Coull has worked in Connecticut for a decade, but usually when the firm was brought in by other contractors on a job. “We said, ‘Let’s do this on purpose,’ and we made the decision prior to the big economic downturn.”
But the Shelton, Conn. outpost isn’t just a replication of the company’s Maynard operation. Coull said he chose the New Haven area because the firm wants to do more construction jobs for health care and education clients. And while that is new territory for Coull, it’s not completely foreign. The company specializes in work for technology manufacturers and biotech firms and is known for building laboratory clean rooms.
When the economy hit the skids, the Shelton office was in the planning stages, Coull said. It wasn’t too late to put the project on hold.
“But we had made the commitment. We had made the decision and we were going to stick with that commitment despite the economy,” Coull said.
In early July, Consigli and Kirchoff Construction Management formed Kirchoff-Consigli Construction Management, giving Consigli a presence in Upstate New York to go along with its headquarters in Milford and offices in Portland, Maine and Enfield, Conn.
The firm will focus on the management of corporate, academic and health care construction projects. These are the same industries that Consigli focuses on outside of its partnership with Kirchoff, and Anthony Consigli, the company’s president, said the time was right to make a move.
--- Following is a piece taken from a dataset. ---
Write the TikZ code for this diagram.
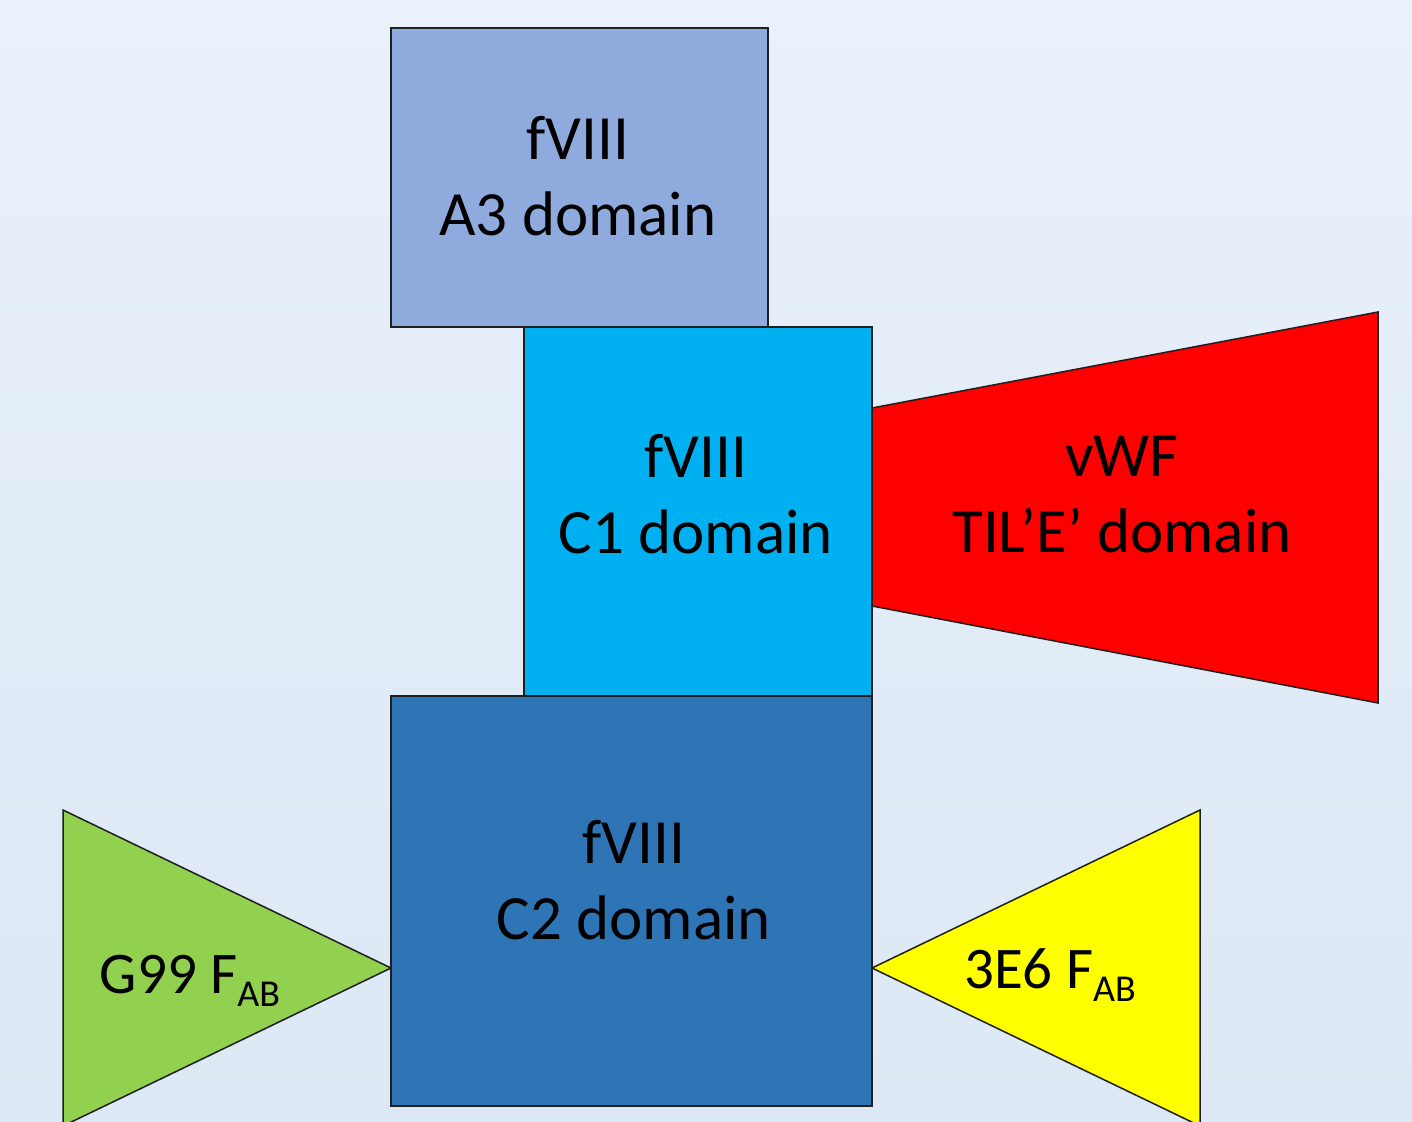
\documentclass[tikz,border=0pt]{standalone}
\usepackage{fontspec}
\setmainfont{Carlito}
\definecolor{bgtop}{RGB}{233,241,250}
\definecolor{bgbot}{RGB}{220,232,245}
\definecolor{a3blue}{RGB}{143,170,220}
\definecolor{c1blue}{RGB}{0,176,240}
\definecolor{c2blue}{RGB}{46,117,182}
\definecolor{fabgreen}{RGB}{146,208,80}
\definecolor{fabyellow}{RGB}{255,255,0}
\tikzset{domainbox/.style={draw=black!88,line width=0.75pt,line join=miter}}
\tikzset{lbl/.style={inner sep=0pt,align=center,font=\fontsize{31.5}{38}\selectfont}}
\tikzset{fablbl/.style={inner sep=0pt,font=\fontsize{29.5}{36}\selectfont}}
\newcommand{\fabsub}{{\fontsize{19}{19}\selectfont\raisebox{-6.5pt}{AB}}}

\begin{document}
\begin{tikzpicture}[x=0.5pt,y=-0.5pt]
        \useasboundingbox (0,0) rectangle (1412,1122);
        \shade[top color=bgtop,bottom color=bgbot] (0,0) rectangle (1412,1122);
        \clip (0,0) rectangle (1412,1122);

        % fVIII domains
        \draw[domainbox,fill=a3blue] (391,28) rectangle (768,327);
        \draw[domainbox,fill=c1blue] (524,327) rectangle (872,696);
        \draw[domainbox,fill=c2blue] (391,696) rectangle (872,1106);

        % vWF and the two Fab fragments
        \coordinate (vwfTL) at (872,408);
        \coordinate (vwfBL) at (872,606);
        \coordinate (vwfTR) at (1378,312);
        \coordinate (vwfBR) at (1378,703);
        \draw[domainbox,fill=red] (vwfTL) -- (vwfTR) -- (vwfBR) -- (vwfBL) -- cycle;

        \coordinate (gTop) at (63,810);
        \coordinate (gTip) at (391,968);
        \coordinate (gBot) at (63,1126);
        \draw[domainbox,fill=fabgreen] (gTop) -- (gTip) -- (gBot) -- cycle;

        \coordinate (eTop) at (1200,810);
        \coordinate (eTip) at (872,968);
        \coordinate (eBot) at (1200,1126);
        \draw[domainbox,fill=fabyellow] (eTop) -- (eTip) -- (eBot) -- cycle;

        \node[lbl] (a3lbl) at (578,176.5) {fVIII\\A3 domain};
        \node[lbl] (c1lbl) at (696,494.5) {fVIII\\C1 domain};
        \node[lbl] (c2lbl) at (634,880) {fVIII\\C2 domain};
        \node[lbl] (vwflbl) at (1122,495) {vWF\\TIL’E’ domain};
        \node[fablbl] (g99lbl) at (190,981) {G99 F\fabsub};
        \node[fablbl] (e36lbl) at (1050,975) {3E6 F\fabsub};
    \end{tikzpicture}
\end{document}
“To get through the recession, however long it might last, you have to be creative and somewhat aggressive,” Consigli said. He said forming a new company with Kirchoff gave the company the opportunity to tackle larger projects in a new area that is nevertheless contiguous with New England and the ability to share overhead costs.
The Kirchoff-Consigli partnership was initiated by Kirchoff. The two companies are working together on the restoration of the New York State Capitol in Albany, a $45 million project.